The thing about dawdling is that it’s purposeless. It’s a waste.

And what I see in this verse today is that God isn’t dawdling. He’s waiting. Sometimes it’s difficult to distinguish between waiting and wasting time, but the way you can tell is that one has a purpose and the other doesn’t. Waiting means there’s a plan in action and you’re just anticipating when it’s your turn to jump in; dawdling, wasting time, is knowing the plan but refusing to jump in even when it’s your turn.

God isn’t dawdling. He has a plan. He has a purpose. He’s waiting to come back for us because He wants to give everyone the opportunity to make a choice. He’s waiting because there are still some people who are dawdling.

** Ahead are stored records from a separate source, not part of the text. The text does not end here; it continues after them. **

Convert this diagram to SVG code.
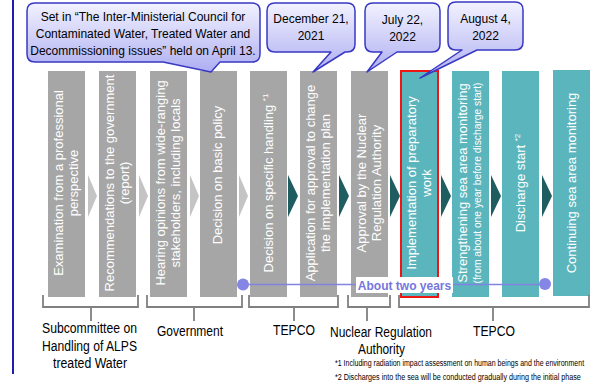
<svg xmlns="http://www.w3.org/2000/svg" width="600" height="386" viewBox="0 0 600 386">
<defs>
<linearGradient id="bub" x1="0" y1="0" x2="0" y2="1">
<stop offset="0" stop-color="#f2f2ff"/>
<stop offset="1" stop-color="#aeaef2"/>
</linearGradient>
<style>
text{font-family:"Liberation Sans",Arial,sans-serif;}
.col{fill:#a6a6a6;}
.teal{fill:#5bb5bd;}
.ct{fill:#fff;font-size:13px;text-anchor:middle;}
.bub{fill:url(#bub);stroke:#3838c4;stroke-width:1.5;stroke-linejoin:round;}
.bt{fill:#000;font-size:12px;text-anchor:middle;}
.chg{fill:#c4c4c4;}
.chd{fill:#1f5d61;}
.br{fill:none;stroke:#808080;stroke-width:1.8;}
.lab{fill:#000;font-size:14px;text-anchor:middle;}
.fn{fill:#000;font-size:9px;}
.sup{font-size:8px;}
</style>
</defs>
<rect width="600" height="386" fill="#fff"/>
<line x1="13" y1="0" x2="13" y2="374" stroke="#1e1eac" stroke-width="2"/>

<g id="connectors">
<polygon class="chg" points="88,175 97,196 88,217"/>
<polygon class="chg" points="139,175 148,196 139,217"/>
<polygon class="chg" points="190,175 199,196 190,217"/>
<polygon class="chg" points="239,175 248,196 239,217"/>
<polygon class="chd" points="288,175 298,196 288,217"/>
<polygon class="chd" points="339,175 349,196 339,217"/>
<polygon class="chd" points="390,175 400,196 390,217"/>
<polygon class="chd" points="441,175 451,196 441,217"/>
<polygon class="chd" points="491,175 501,196 491,217"/>
<polygon class="chd" points="542,175 552,196 542,217"/>
</g>

<g id="n1"><rect class="col" x="48" y="71" width="37" height="226"/>
<g transform="translate(66.5,183) rotate(-90)"><text class="ct" y="-4">Examination from a professional</text><text class="ct" y="11">perspective</text></g></g>
<g id="n2"><rect class="col" x="99" y="71" width="37" height="226"/>
<g transform="translate(117.5,183) rotate(-90)"><text class="ct" y="-4">Recommendations to the government</text><text class="ct" y="11">(report)</text></g></g>
<g id="n3"><rect class="col" x="150" y="71" width="37" height="226"/>
<g transform="translate(168.5,183) rotate(-90)"><text class="ct" y="-4">Hearing opinions from wide-ranging</text><text class="ct" y="11">stakeholders, including locals</text></g></g>
<g id="n4"><rect class="col" x="200" y="71" width="37" height="226"/>
<g transform="translate(218.5,183) rotate(-90)"><text class="ct" x="8" y="3">Decision on basic policy</text></g></g>
<g id="n5"><rect class="col" x="250" y="71" width="37" height="226"/>
<g transform="translate(268.5,183) rotate(-90)"><text class="ct" y="4">Decision on specific handling <tspan class="sup" dy="-5">*1</tspan></text></g></g>
<g id="n6"><rect class="col" x="300" y="71" width="37" height="226"/>
<g transform="translate(318.5,183) rotate(-90)"><text class="ct" y="-4">Application for approval to change</text><text class="ct" y="11">the implementation plan</text></g></g>
<g id="n7"><rect class="col" x="351" y="71" width="37" height="226"/>
<g transform="translate(369.5,183) rotate(-90)"><text class="ct" y="-4">Approval by the Nuclear</text><text class="ct" y="11">Regulation Authority</text></g></g>
<g id="n8"><rect class="teal" x="401" y="71" width="37" height="226" stroke="#ee1515" stroke-width="2"/>
<g transform="translate(419.5,183) rotate(-90)"><text class="ct" y="-4">Implementation of preparatory</text><text class="ct" y="11">work</text></g></g>
<g id="n9"><rect class="teal" x="452" y="71" width="37" height="226"/>
<g transform="translate(470.5,183) rotate(-90)"><text class="ct" y="-4">Strengthening sea area monitoring</text><text class="ct" y="10.5" style="font-size:10.3px" textLength="201" lengthAdjust="spacingAndGlyphs">(from about one year before discharge start)</text></g></g>
<g id="n10"><rect class="teal" x="502" y="71" width="37" height="226"/>
<g transform="translate(520.5,183) rotate(-90)"><text class="ct" y="4">Discharge start <tspan class="sup" dy="-5">*2</tspan></text></g></g>
<g id="n11"><rect class="teal" x="553" y="70" width="37" height="226"/>
<g transform="translate(571.5,183) rotate(-90)"><text class="ct" y="4">Continuing sea area monitoring</text></g></g>

<g id="bubble1">
<path class="bub" d="M35,3 H252 Q260,3 260,11 V54 Q260,62 252,62 H220 L211,72 L163,62 H35 Q27,62 27,54 V11 Q27,3 35,3 Z"/>
<text class="bt" x="143" y="20.5">Set in “The Inter-Ministerial Council for</text>
<text class="bt" x="143" y="37.5">Contaminated Water, Treated Water and</text>
<text class="bt" x="143" y="54.5">Decommissioning issues” held on April 13.</text>
</g>
<g id="bubble2">
<path class="bub" d="M275,3 H347 Q355,3 355,11 V44 Q355,52 347,52 H345 L313,72 L331,52 H275 Q267,52 267,44 V11 Q267,3 275,3 Z"/>
<text class="bt" x="311" y="23">December 21,</text>
<text class="bt" x="311" y="40">2021</text>
</g>
<g id="bubble3">
<path class="bub" d="M373,3 H432 Q440,3 440,11 V44 Q440,52 432,52 H397 L367,72 L382,52 H373 Q365,52 365,44 V11 Q365,3 373,3 Z"/>
<text class="bt" x="402.5" y="24">July 22,</text>
<text class="bt" x="402.5" y="41">2022</text>
</g>
<g id="bubble4">
<path class="bub" d="M456,2 H515 Q523,2 523,10 V42 Q523,50 515,50 H477 L420,78 L462,50 H456 Q448,50 448,42 V10 Q448,2 456,2 Z"/>
<text class="bt" x="485.5" y="23">August 4,</text>
<text class="bt" x="485.5" y="40">2022</text>
</g>

<g id="period">
<line x1="243" y1="284.5" x2="545" y2="284.5" stroke="#8282e0" stroke-width="1.5"/>
<circle cx="243" cy="284.5" r="6" fill="#8585e6"/>
<circle cx="545" cy="284" r="6" fill="#8585e6"/>
<rect x="356" y="277" width="97" height="16" fill="#fff"/>
<text x="404.5" y="290" style="font-size:12px;font-weight:bold;fill:#7676de;text-anchor:middle">About two years</text>
</g>

<g id="brackets">
<path class="br" d="M43,295 V307 H138 V295 M91,307 V321"/>
<path class="br" d="M147,295 V307 H242 V295 M194,307 V321"/>
<path class="br" d="M249,295 V307 H338 V295 M294,307 V321"/>
<path class="br" d="M348,295 V307 H390 V295 M367,307 V321"/>
<path class="br" d="M399,295 V307 H589 V295 M493,307 V321"/>
</g>

<g id="labels">
<text class="lab" x="89.5" y="333" textLength="95" lengthAdjust="spacingAndGlyphs">Subcommittee on</text>
<text class="lab" x="89.5" y="350.5" textLength="95" lengthAdjust="spacingAndGlyphs">Handling of ALPS</text>
<text class="lab" x="90" y="368" textLength="74" lengthAdjust="spacingAndGlyphs">treated Water</text>
<text class="lab" x="190" y="336" textLength="66" lengthAdjust="spacingAndGlyphs">Government</text>
<text class="lab" x="294" y="335" textLength="42" lengthAdjust="spacingAndGlyphs">TEPCO</text>
<text class="lab" x="381" y="337" textLength="102" lengthAdjust="spacingAndGlyphs">Nuclear Regulation</text>
<text class="lab" x="381.5" y="354" textLength="47" lengthAdjust="spacingAndGlyphs">Authority</text>
<text class="lab" x="494" y="336" textLength="42" lengthAdjust="spacingAndGlyphs">TEPCO</text>
</g>

<g id="footnotes">
<text class="fn" transform="translate(335,366) scale(0.78,1)">*1 Including radiation impact assessment on human beings and the environment</text>
<text class="fn" transform="translate(335,380) scale(0.8,1)">*2 Discharges into the sea will be conducted gradually during the initial phase</text>
</g>
</svg>
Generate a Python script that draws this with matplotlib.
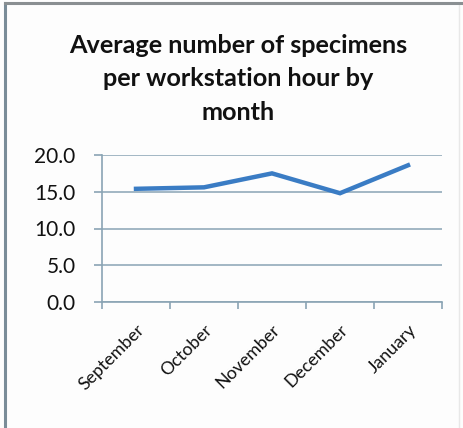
import matplotlib.pyplot as plt
from matplotlib.patches import Rectangle

# monthly averages, specimens per workstation hour
months = ['September', 'October', 'November', 'December', 'January']
avg_specimens = [15.4, 15.6, 17.5, 14.8, 18.6]
y_ticks = [0.0, 5.0, 10.0, 15.0, 20.0]

plt.rcParams['font.family'] = ['Lato', 'DejaVu Sans']

W, H = 464, 428
fig = plt.figure(figsize=(W / 100, H / 100), dpi=100)
fig.patch.set_facecolor('#fdfdfd')

# chart frame
fig.patches.append(Rectangle((5.5 / W, -0.01), 454 / W, 1 - 2.5 / H + 0.01,
                             transform=fig.transFigure, fill=False,
                             edgecolor='#e8e8e8', lw=1.0))
fig.add_artist(plt.Line2D([5.5 / W, 5.5 / W], [0, 1 - 2.5 / H],
                          transform=fig.transFigure, color='#7a8c98', lw=2.2))
fig.add_artist(plt.Line2D([5.5 / W, 1], [1 - 2.5 / H, 1 - 2.5 / H],
                          transform=fig.transFigure, color='#8a8f92', lw=2.2))

left, right = 102 / W, 442 / W
bottom, top = 1 - 302 / H, 1 - 155 / H
ax = fig.add_axes([left, bottom, right - left, top - bottom])
ax.set_facecolor('none')

x = list(range(len(months)))
ax.plot(x, avg_specimens, color='#3a7cc4', lw=3.2, solid_joinstyle='miter')

ax.set_xlim(-0.5, len(months) - 0.5)
ax.set_ylim(0, 20)
ax.set_yticks(y_ticks)
ax.set_yticklabels([f'{v:.1f}' for v in y_ticks], fontsize=15, color='#111111')
ax.grid(axis='y', color='#8aa4b4', lw=1.1)
ax.set_axisbelow(True)

# category ticks sit between the months, labels at the centers
ax.set_xticks([i - 0.5 for i in range(len(months) + 1)])
ax.set_xticklabels([])
ax.set_xticks(x, minor=True)
ax.set_xticklabels(months, minor=True, rotation=45, ha='right',
                   rotation_mode='anchor', fontsize=12.8, color='#111111')
ax.tick_params(axis='x', which='minor', length=0, pad=14)
ax.tick_params(axis='x', which='major', length=5, color='#8aa4b4', width=1.2)
ax.tick_params(axis='y', length=6, color='#8aa4b4', width=1.2, pad=13)

for side in ['top', 'right']:
    ax.spines[side].set_visible(False)
for side in ['left', 'bottom']:
    ax.spines[side].set_color('#8aa4b4')
    ax.spines[side].set_linewidth(1.2)

fig.text(238 / W, 1 - 79 / H,
         'Average number of specimens\nper workstation hour by\nmonth',
         ha='center', va='center', fontsize=18.2, fontweight='bold',
         color='#111111', linespacing=1.55)

fig.savefig('out.png', dpi=100, facecolor=fig.get_facecolor())
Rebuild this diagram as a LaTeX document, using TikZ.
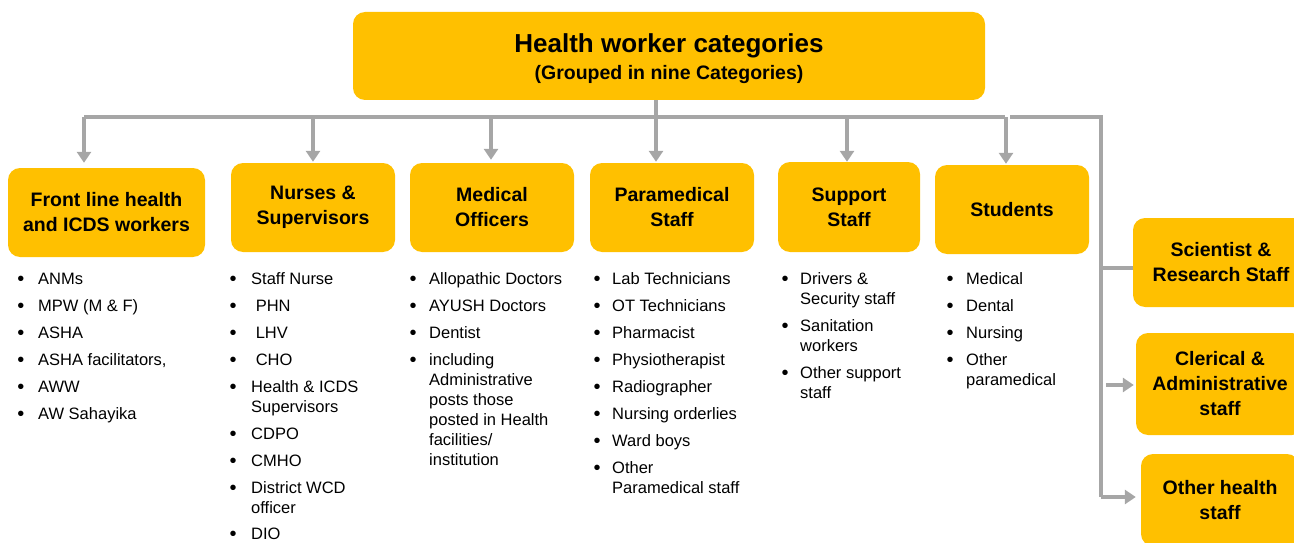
\documentclass[tikz,border=0pt]{standalone}
\usepackage{fontspec}
\setmainfont{Liberation Sans}
\usetikzlibrary{arrows.meta}
\definecolor{boxyellow}{HTML}{FFC000}
\definecolor{lineGrey}{HTML}{A6A6A6}
\newcommand\ml[1]{\begin{tabular}[t]{@{}l@{}}#1\end{tabular}}
\tikzset{
  catbox/.style={fill=boxyellow, draw=none, rounded corners=12pt, align=center,
    inner sep=0pt, font=\bfseries\fontsize{19.5}{25}\selectfont},
  conn/.style={draw=lineGrey, line width=3.4pt},
  arr/.style={conn, -{Triangle[width=14pt,length=11pt]}},
  itemtext/.style={anchor=base west, inner sep=0pt, font=\fontsize{16.5}{20}\selectfont},
  bul/.style={anchor=base, inner sep=0pt, yshift=-1pt, font=\fontsize{20}{20}\selectfont},
}
\begin{document}
\begin{tikzpicture}[x=1pt,y=-1pt]
\useasboundingbox (0,0) rectangle (1294,543);
\clip (0,0) rectangle (1294,543);

% top box
\node[catbox, minimum width=632pt, minimum height=88pt] (top) at (669,56) {};
\node[align=center, inner sep=0pt, font=\bfseries\fontsize{19.5}{25}\selectfont] (title) at (669,59)
  {\fontsize{26}{30}\selectfont Health worker categories\\[2pt]
   \fontsize{19.5}{25}\selectfont (Grouped in nine Categories)};

% category boxes
\node[catbox, minimum width=197pt, minimum height=89pt] (front) at (106.5,212.5) {Front line health\\and ICDS workers};
\node[catbox, minimum width=164pt, minimum height=89pt] (nurses) at (313,207.5) {Nurses \&\\Supervisors};
\node[catbox, minimum width=164pt, minimum height=89pt] (medical) at (492,207.5) {Medical\\Officers};
\node[catbox, minimum width=164pt, minimum height=89pt] (para) at (672,207.5) {Paramedical\\Staff};
\node[catbox, minimum width=142pt, minimum height=90pt] (support) at (849,207) {Support\\Staff};
\node[catbox, minimum width=154pt, minimum height=89pt] (students) at (1012,209.5) {Students};
\node[catbox, minimum width=176pt, minimum height=89pt] (sci) at (1221,262.5) {Scientist \&\\Research Staff};
\node[catbox, minimum width=168pt, minimum height=102pt] (cler) at (1220,384) {Clerical \&\\Administrative\\staff};
\node[catbox, minimum width=158pt, minimum height=92pt] (other) at (1220,500) {Other health\\staff};

% connectors
\coordinate (busL) at (84,117);
\coordinate (busR) at (1005,117);
\coordinate (brA) at (1010,117);
\coordinate (brB) at (1101,117);
\coordinate (brC) at (1101,497);
\coordinate (bN) at (313,117);
\coordinate (bM) at (491,117);
\coordinate (bP) at (656,117);
\coordinate (bS) at (847,117);
\coordinate (bT) at (1006,117);
\coordinate (sciL) at (1101,268);
\coordinate (clerL) at (1106,385);
\draw[conn] (bP |- top.south) -- (bP);
\draw[conn] (busL) -- (busR);
\draw[arr, shorten >=5pt] (busL) -- (busL |- front.north);
\draw[arr, shorten >=1pt] (bN) -- (bN |- nurses.north);
\draw[arr, shorten >=3pt] (bM) -- (bM |- medical.north);
\draw[arr, shorten >=1pt] (bP) -- (bP |- para.north);
\draw[arr] (bS) -- (bS |- support.north);
\draw[arr, shorten >=1pt] (bT) -- (bT |- students.north);
\draw[conn] (brA) -- (brB) -- (brC);
\draw[arr, shorten >=5pt] (brC) -- (other.west |- brC);
\draw[conn] (sciL) -- (sci.west |- sciL);
\draw[arr, shorten >=2pt] (clerL) -- (cler.west |- clerL);

% lists
\foreach \t/\y [count=\i] in {ANMs/284, MPW (M \& F)/311, ASHA/338, {ASHA facilitators,}/365, AWW/392, AW Sahayika/419}{
  \node[bul] (b1-\i) at (21,\y) {•};
  \node[itemtext] (t1-\i) at (38,\y) {\t};
}
\foreach \t/\y [count=\i] in {Staff Nurse/284, {\ PHN}/311, {\ LHV}/338, {\ CHO}/365, {\ml{Health \& ICDS\\Supervisors}}/392, CDPO/439, CMHO/466, {\ml{District WCD\\officer}}/493, DIO/539.5}{
  \node[bul] (b2-\i) at (233,\y) {•};
  \node[itemtext] (t2-\i) at (251,\y) {\t};
}
\foreach \t/\y [count=\i] in {Allopathic Doctors/284, AYUSH Doctors/311, Dentist/338, {\ml{including\\Administrative\\posts those\\posted in Health\\facilities/\\institution}}/365}{
  \node[bul] (b3-\i) at (413,\y) {•};
  \node[itemtext] (t3-\i) at (429,\y) {\t};
}
\foreach \t/\y [count=\i] in {Lab Technicians/284, OT Technicians/311, Pharmacist/338, Physiotherapist/365, Radiographer/392, Nursing orderlies/419, Ward boys/446, {\ml{Other\\Paramedical staff}}/473}{
  \node[bul] (b4-\i) at (597,\y) {•};
  \node[itemtext] (t4-\i) at (612,\y) {\t};
}
\foreach \t/\y [count=\i] in {{\ml{Drivers \&\\Security staff}}/284, {\ml{Sanitation\\workers}}/331, {\ml{Other support\\staff}}/378}{
  \node[bul] (b5-\i) at (785,\y) {•};
  \node[itemtext] (t5-\i) at (800,\y) {\t};
}
\foreach \t/\y [count=\i] in {Medical/284, Dental/311, Nursing/338, {\ml{Other\\paramedical}}/365}{
  \node[bul] (b6-\i) at (950,\y) {•};
  \node[itemtext] (t6-\i) at (966,\y) {\t};
}
\end{tikzpicture}
\end{document}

By that same token, it’s a good idea to think your decision through, though. Don’t make snap judgments ever. I truly believe that many people decide to follow Christ on a whim. It’s easy to say; it’s much more difficult to live. And if that decision wasn’t truly a decision made with both heart and head in tandem, it’s not real. It has to be a commitment, not just a statement. Unfortunately, I think people who don’t believe are confused by those of us who do when we tout the Christian life as easy.

Yes, there are aspects of it that are easy, but it’s not an easy life. Not by a long shot. It’s a life full of joy and gratitude and contentment and wonder and awe at what God can do. But it’s a life of sorrow too because we are constantly surrounded by darkness and contempt and foolishness–and there are days when holding up “This Little Light of Mine” makes my arm really tired. And those are the days that we need to be honest with people about.

So it’s good to think about your choices. But dawdling over choices can get you in trouble. We are a culture of procrastinators, and that would be all right if we had all the time in the world. But we don’t. You need to make sure you understand what you’re changing your mind to, but don’t dawdle about it. Know your choices. Make your choice. Don’t waste time because it’s rapidly running out.

And that works the same in life. We can linger and loiter over choices all day long, but all you’re doing is wasting time. And if God doesn’t dawdle, we shouldn’t either.

So check your heart. Are you wasting time on a decision you need to make? Are you waiting for God to show you what you need to know to make that decision? If you are, that’s between you and Him. But if you already know what you’re supposed to do, do it. Don’t dawdle.